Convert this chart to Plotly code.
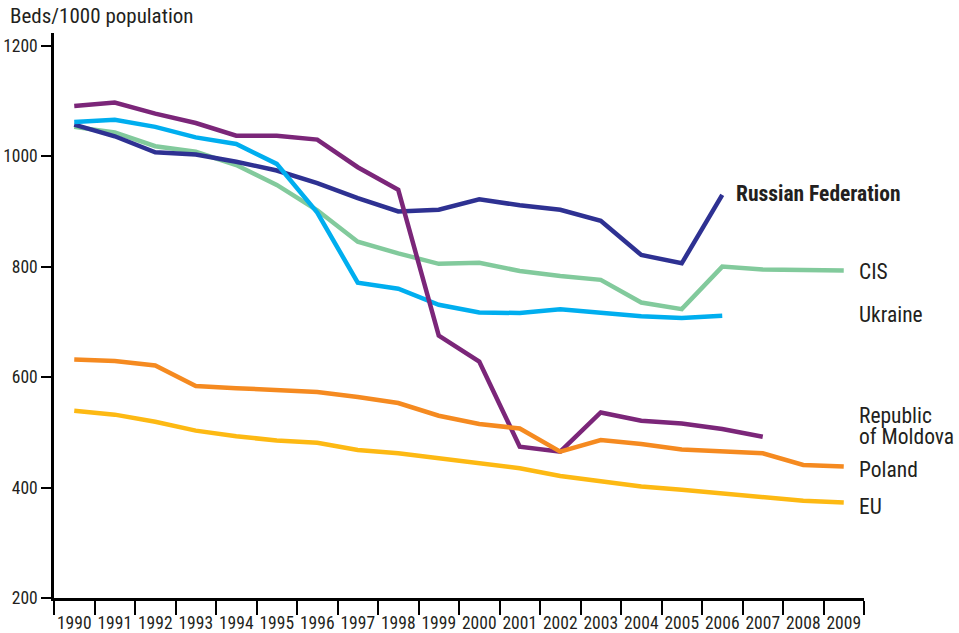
import plotly.graph_objects as go

years = [str(y) for y in range(1990, 2010)]

cis = [1053, 1043, 1018, 1008, 984, 948, 902, 845, 824, 805, 807, 792, 783, 776, 735, 723, 800, 795, 794, 793]
russia = [1057, 1036, 1007, 1003, 990, 974, 951, 924, 900, 903, 922, 911, 903, 883, 821, 806, 930]
ukraine = [1062, 1066, 1053, 1034, 1022, 986, 898, 771, 760, 731, 717, 716, 723, 716, 710, 707, 711]
moldova = [1091, 1097, 1077, 1060, 1037, 1037, 1030, 980, 939, 675, 628, 474, 465, 536, 521, 516, 506, 492]
poland = [632, 629, 621, 584, 580, 576, 573, 564, 553, 530, 515, 507, 465, 486, 479, 469, 465, 462, 441, 438]
eu = [539, 532, 519, 503, 493, 485, 481, 468, 462, 453, 443, 435, 421, 411, 402, 396, 390, 382, 376, 373]

y_ticks = [200, 400, 600, 800, 1000, 1200]

series = [
    ("CIS", cis, "#82CA9C"),
    ("Russian Federation", russia, "#2E3192"),
    ("Ukraine", ukraine, "#00AEEF"),
    ("Republic of Moldova", moldova, "#7B2679"),
    ("Poland", poland, "#F58A20"),
    ("EU", eu, "#FDB913"),
]

FONT = "Roboto Condensed, Roboto, sans-serif"
TXT = "#231F20"

fig = go.Figure()
for name, vals, color in series:
    fig.add_trace(go.Scatter(
        x=years[:len(vals)], y=vals, mode="lines", name=name,
        line=dict(color=color, width=4.5),
        hoverinfo="skip",
    ))

labels = [
    ("<b>Russian Federation</b>", 0.8395, 932),
    ("CIS", 0.9914, 792),
    ("Ukraine", 0.9914, 713),
    ("Republic", 0.9914, 531),
    ("of Moldova", 0.9914, 492),
    ("Poland", 0.9914, 432),
    ("EU", 0.9914, 366),
]
for text, xp, yv in labels:
    fig.add_annotation(
        x=xp, xref="paper", y=yv, yref="y", text=text, showarrow=False,
        xanchor="left", yanchor="middle", align="left",
        font=dict(family=FONT, size=21.5, color=TXT),
    )

fig.add_annotation(
    x=-0.0568, xref="paper", y=1.030, yref="paper", text="Beds/1000 population",
    showarrow=False, xanchor="left", yanchor="middle",
    font=dict(family=FONT, size=21, color=TXT),
)

fig.update_layout(
    width=959, height=633,
    margin=dict(l=54, r=95, t=33, b=35),
    paper_bgcolor="white", plot_bgcolor="white",
    showlegend=False,
    font=dict(family=FONT, size=17.5, color=TXT),
    xaxis=dict(
        type="category", tickson="boundaries", ticks="outside", ticklen=14,
        tickwidth=1.5, tickcolor="black", showline=True, linecolor="black",
        linewidth=2.5, showgrid=False, zeroline=False, tickangle=0,
        automargin=False, range=[-0.5, 19.5], tickfont=dict(size=17.5),
        ticklabelstandoff=7,
    ),
    yaxis=dict(
        range=[200, 1223], tickvals=y_ticks, ticks="outside", ticklen=10,
        tickwidth=1.5, tickcolor="black", showline=True, linecolor="black",
        linewidth=2.5, showgrid=False, zeroline=False, automargin=False,
        tickfont=dict(size=17.5),
    ),
)

fig.write_html("out.html", config={"displayModeBar": False},
               post_script="document.body.style.margin='0';")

━━━━

Exercise directions: Write out the lines from the start of the material to the line with "years = [str(y) for y in range(1990, 2010)]", inclusive and exactly. Skip the pictures.

Exercise output:
Convert this chart to Plotly code.
import plotly.graph_objects as go

years = [str(y) for y in range(1990, 2010)]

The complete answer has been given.